Records excerpted from a collection

§ §

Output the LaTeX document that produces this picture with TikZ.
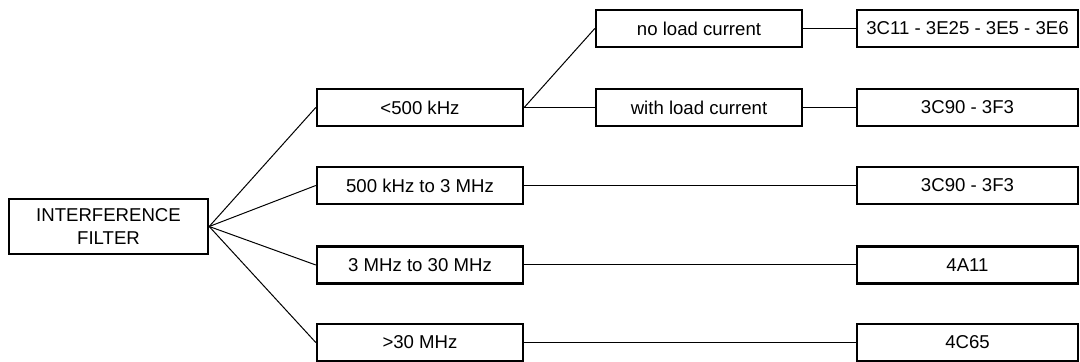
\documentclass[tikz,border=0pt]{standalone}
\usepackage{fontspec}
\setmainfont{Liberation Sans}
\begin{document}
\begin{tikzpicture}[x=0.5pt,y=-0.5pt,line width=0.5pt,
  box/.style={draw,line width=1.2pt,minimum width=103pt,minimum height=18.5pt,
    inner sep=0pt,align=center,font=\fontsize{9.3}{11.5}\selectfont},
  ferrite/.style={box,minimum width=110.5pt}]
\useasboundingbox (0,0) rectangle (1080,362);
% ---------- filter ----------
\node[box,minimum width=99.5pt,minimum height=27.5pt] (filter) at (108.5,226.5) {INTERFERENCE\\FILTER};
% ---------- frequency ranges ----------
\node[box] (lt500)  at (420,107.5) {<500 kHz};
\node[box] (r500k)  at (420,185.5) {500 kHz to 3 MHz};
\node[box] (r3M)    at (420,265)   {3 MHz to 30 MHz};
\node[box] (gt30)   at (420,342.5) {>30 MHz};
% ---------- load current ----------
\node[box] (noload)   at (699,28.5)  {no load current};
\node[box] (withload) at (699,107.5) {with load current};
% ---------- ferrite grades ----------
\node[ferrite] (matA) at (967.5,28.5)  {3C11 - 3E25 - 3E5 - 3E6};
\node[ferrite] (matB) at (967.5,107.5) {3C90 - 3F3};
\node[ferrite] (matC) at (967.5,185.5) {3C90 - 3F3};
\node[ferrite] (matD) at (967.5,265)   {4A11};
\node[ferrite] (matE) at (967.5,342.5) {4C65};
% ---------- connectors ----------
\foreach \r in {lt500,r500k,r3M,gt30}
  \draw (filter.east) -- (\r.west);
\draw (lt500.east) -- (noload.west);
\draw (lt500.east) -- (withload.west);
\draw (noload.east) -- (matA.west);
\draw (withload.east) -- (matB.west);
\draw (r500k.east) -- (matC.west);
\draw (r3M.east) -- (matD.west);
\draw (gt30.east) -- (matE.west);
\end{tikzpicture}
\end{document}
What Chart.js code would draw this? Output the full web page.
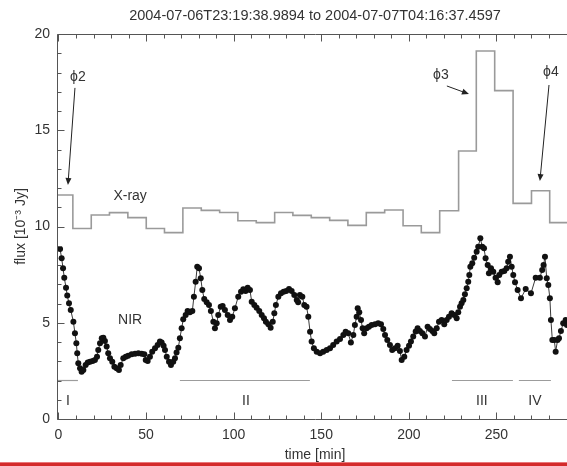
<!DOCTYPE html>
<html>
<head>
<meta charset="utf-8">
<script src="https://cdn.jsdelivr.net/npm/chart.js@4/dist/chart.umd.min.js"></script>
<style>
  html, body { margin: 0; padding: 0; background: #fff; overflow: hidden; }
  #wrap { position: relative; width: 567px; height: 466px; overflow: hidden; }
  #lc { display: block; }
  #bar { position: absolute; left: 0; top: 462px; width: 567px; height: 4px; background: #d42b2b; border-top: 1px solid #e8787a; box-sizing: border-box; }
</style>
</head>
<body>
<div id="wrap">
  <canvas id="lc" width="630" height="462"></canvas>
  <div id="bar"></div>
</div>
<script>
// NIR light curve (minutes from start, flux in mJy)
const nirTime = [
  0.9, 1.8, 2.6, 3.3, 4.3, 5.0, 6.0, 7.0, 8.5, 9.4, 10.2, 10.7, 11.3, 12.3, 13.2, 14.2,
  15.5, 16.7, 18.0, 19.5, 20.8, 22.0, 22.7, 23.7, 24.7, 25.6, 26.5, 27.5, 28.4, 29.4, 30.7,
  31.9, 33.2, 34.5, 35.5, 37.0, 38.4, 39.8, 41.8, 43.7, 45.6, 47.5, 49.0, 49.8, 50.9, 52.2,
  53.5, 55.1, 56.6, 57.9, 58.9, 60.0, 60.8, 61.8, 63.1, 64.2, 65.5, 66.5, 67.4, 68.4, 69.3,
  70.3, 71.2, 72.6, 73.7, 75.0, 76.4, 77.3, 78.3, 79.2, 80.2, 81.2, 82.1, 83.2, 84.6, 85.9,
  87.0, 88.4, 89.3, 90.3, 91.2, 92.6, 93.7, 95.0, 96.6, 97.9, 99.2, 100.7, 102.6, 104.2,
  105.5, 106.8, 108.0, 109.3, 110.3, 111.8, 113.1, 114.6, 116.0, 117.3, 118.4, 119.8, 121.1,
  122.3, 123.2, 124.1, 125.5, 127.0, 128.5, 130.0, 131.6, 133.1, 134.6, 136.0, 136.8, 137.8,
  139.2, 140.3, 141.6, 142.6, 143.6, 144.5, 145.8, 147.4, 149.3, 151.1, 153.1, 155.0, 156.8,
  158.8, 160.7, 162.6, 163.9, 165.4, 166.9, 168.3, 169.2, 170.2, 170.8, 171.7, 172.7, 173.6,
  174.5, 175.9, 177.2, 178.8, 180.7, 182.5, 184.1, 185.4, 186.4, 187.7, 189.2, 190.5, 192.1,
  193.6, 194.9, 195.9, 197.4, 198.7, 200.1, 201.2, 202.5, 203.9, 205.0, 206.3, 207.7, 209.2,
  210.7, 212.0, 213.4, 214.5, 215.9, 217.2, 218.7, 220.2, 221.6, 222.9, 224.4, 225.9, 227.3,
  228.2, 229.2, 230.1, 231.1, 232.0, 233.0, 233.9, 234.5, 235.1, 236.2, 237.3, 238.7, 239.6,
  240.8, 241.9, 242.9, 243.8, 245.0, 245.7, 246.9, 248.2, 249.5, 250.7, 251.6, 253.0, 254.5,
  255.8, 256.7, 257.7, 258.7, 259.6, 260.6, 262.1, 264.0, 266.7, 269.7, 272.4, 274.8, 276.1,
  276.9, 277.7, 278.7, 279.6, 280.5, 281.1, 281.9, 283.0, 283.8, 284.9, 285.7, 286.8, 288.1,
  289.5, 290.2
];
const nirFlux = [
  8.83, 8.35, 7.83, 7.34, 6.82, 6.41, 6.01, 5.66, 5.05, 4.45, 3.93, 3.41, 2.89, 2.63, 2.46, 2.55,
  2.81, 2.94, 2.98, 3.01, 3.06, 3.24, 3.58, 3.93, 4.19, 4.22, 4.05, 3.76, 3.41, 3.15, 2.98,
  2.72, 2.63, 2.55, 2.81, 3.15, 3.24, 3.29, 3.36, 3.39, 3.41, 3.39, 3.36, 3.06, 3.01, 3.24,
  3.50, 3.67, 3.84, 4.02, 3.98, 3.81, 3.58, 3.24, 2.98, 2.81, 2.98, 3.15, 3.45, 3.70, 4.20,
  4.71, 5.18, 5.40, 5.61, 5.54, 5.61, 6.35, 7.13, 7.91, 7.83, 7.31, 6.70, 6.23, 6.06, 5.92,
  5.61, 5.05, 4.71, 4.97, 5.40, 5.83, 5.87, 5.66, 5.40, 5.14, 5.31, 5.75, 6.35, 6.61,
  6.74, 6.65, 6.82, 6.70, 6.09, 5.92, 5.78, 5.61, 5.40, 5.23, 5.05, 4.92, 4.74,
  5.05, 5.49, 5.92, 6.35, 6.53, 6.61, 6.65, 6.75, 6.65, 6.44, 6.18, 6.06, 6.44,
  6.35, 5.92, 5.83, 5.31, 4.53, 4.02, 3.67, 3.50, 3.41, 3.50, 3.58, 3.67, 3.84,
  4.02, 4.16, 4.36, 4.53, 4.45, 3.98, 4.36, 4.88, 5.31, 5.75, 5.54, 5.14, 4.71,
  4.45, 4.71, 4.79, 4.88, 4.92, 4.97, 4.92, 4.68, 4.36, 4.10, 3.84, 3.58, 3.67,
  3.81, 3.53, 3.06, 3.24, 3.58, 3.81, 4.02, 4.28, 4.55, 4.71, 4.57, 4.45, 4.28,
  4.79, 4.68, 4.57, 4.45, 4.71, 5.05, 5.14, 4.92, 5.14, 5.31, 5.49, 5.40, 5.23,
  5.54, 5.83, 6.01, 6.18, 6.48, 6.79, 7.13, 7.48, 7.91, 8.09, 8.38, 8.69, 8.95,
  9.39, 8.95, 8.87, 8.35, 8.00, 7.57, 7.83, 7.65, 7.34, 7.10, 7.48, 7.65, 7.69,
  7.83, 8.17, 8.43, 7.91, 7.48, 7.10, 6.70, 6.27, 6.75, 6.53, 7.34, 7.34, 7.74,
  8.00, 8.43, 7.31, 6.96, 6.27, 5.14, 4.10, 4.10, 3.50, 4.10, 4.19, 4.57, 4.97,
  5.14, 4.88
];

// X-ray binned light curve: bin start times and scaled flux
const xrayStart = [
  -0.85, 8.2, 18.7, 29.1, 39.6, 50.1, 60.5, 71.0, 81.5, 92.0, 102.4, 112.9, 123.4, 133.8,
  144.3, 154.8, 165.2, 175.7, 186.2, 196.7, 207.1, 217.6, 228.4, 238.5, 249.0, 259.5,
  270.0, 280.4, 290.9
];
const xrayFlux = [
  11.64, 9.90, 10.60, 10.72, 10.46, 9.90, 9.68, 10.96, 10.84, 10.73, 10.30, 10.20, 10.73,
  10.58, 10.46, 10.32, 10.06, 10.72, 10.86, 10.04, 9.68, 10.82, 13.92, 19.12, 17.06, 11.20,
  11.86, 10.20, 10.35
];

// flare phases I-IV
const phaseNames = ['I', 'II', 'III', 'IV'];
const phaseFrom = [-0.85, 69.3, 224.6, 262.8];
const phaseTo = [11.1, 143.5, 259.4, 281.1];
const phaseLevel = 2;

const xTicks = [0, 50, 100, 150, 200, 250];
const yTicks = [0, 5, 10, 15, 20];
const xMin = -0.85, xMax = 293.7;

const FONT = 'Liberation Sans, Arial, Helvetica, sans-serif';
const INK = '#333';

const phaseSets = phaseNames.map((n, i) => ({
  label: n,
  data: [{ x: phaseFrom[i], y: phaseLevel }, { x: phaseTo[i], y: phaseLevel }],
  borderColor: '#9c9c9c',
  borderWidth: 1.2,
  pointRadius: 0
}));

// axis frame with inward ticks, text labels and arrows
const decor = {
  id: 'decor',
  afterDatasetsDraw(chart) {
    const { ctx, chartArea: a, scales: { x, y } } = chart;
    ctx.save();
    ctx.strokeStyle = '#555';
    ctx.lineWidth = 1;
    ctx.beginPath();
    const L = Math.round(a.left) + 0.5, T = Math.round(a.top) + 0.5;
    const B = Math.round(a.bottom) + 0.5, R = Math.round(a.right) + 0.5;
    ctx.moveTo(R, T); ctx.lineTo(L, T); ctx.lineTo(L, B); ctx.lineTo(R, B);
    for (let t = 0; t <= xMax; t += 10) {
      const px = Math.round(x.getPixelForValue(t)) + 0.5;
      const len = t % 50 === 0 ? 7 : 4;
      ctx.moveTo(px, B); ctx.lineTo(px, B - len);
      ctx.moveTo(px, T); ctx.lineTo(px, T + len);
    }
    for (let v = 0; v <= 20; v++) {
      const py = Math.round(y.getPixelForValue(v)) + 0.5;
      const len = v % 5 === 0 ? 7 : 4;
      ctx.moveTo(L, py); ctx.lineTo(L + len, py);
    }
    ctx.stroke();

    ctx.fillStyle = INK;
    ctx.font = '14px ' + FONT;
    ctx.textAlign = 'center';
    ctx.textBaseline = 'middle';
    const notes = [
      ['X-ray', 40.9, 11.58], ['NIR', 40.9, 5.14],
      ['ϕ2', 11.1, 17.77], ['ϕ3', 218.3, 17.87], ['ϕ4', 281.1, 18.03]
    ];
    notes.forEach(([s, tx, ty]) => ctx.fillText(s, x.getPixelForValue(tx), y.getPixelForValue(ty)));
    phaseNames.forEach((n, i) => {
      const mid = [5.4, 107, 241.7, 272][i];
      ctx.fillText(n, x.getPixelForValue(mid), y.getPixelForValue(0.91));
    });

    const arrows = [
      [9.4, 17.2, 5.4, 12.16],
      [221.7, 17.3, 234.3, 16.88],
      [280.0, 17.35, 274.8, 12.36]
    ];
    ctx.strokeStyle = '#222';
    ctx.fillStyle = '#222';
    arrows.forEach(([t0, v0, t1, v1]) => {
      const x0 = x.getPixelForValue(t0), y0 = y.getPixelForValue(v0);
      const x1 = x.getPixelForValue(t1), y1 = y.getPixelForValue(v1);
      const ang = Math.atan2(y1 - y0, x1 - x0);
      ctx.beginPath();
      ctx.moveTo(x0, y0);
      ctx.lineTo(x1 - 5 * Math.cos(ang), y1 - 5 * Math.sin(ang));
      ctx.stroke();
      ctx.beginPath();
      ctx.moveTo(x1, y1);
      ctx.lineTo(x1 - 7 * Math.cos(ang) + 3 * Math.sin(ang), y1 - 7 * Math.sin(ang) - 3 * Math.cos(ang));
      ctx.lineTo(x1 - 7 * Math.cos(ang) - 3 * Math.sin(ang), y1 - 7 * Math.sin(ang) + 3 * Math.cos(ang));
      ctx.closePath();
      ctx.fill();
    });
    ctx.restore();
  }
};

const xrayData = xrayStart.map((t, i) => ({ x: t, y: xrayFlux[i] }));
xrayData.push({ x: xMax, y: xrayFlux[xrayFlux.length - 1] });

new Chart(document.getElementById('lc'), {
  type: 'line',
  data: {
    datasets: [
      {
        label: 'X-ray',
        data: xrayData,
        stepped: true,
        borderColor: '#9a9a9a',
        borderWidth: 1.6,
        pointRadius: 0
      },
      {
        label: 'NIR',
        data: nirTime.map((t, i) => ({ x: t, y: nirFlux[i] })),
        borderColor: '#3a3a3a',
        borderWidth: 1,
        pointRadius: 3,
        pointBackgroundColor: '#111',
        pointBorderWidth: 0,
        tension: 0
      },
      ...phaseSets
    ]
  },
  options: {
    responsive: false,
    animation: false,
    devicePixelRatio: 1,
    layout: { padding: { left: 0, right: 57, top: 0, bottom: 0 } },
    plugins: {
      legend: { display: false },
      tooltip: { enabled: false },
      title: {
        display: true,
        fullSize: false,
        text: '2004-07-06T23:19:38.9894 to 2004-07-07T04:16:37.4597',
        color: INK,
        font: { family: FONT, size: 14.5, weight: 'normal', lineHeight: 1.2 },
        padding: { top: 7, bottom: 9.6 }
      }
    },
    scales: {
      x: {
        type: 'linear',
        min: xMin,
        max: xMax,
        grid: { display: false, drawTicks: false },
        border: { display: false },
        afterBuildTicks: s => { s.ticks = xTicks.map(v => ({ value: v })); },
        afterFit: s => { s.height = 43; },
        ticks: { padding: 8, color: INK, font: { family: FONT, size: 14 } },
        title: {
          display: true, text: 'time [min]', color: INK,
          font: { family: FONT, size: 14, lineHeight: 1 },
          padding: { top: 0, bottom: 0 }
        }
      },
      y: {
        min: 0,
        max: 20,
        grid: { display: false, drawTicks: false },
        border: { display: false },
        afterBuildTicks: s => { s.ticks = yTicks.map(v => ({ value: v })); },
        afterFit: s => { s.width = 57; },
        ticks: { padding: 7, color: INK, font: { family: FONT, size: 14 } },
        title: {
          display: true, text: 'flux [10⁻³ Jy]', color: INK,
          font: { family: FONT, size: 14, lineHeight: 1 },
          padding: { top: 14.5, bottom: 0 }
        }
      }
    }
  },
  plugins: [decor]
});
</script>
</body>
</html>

§ §

[Task directions]: Return, from the data, each line that has the word "Output" in it.

[Exercise solution]:
Output the LaTeX document that produces this picture with TikZ.
What Chart.js code would draw this? Output the full web page.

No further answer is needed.